When you rent a home, there are some responsibilities you leave to the landlord rather than taking on yourself as you would if you owned your home. For example, you might not be completely in charge of landscaping and grounds keeping, minor repairs, and building maintenance.
You might be tempted to put insurance into the same category. When you own a home, you are almost certain to buy homeowner’s insurance to protect yourself in case of an unexpected disaster. When you rent a home, you might think your landlord’s insurance is sufficient. However, there is a good chance you would be better off looking into renter’s insurance.
Renter’s insurance basically covers the same things as homeowner’s insurance does. It can kick in after a fire, flood, or other natural disaster, or if your apartment is robbed or vandalized. Renter´s insurance often protects your property outside of the rented space, so items stolen from your car, for example, would be included in your policy.

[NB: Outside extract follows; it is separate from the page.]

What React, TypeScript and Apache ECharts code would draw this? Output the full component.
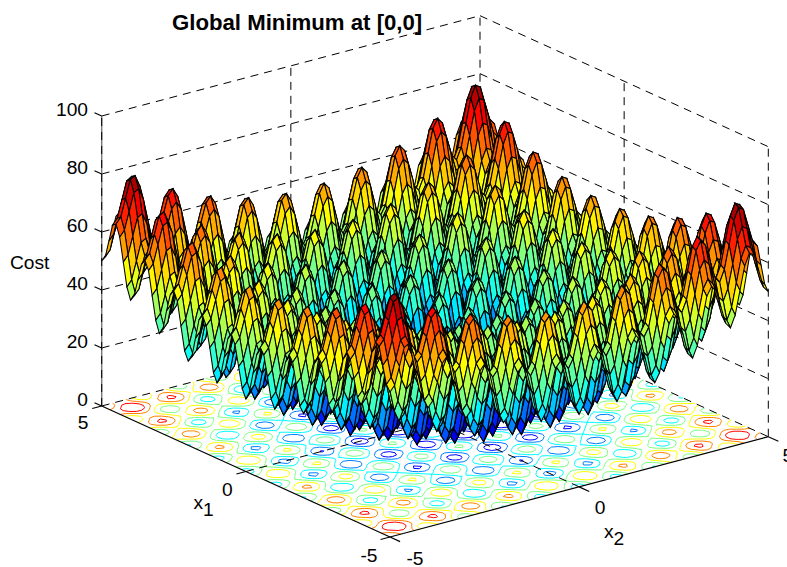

Many people mistakenly believe they do not own very much and so paying for insurance is not worth the cost. However, you probably own more than you think. When you add up the value of your belongings, including clothing, kitchen utensils, jewelry, furniture, if you live in an unfurnished apartment, Smartphone, and other electronics, you may arrive at a hefty sum. If this amount is nearly unaffordable for you to replace should they be stolen or damaged, you might want to consider renter’s insurance.
Another reason to consider renter’s insurance is for protection against personal liability. If someone is injured while in your rented home, personal liability protection can keep you from being responsible for their medical bills.
Nobody wants to think about the unexpected disasters that can come up, but you are better off doing so. Plans tend to begin at low rates so you can afford enough protection to keep unexpected events from becoming devastating setbacks.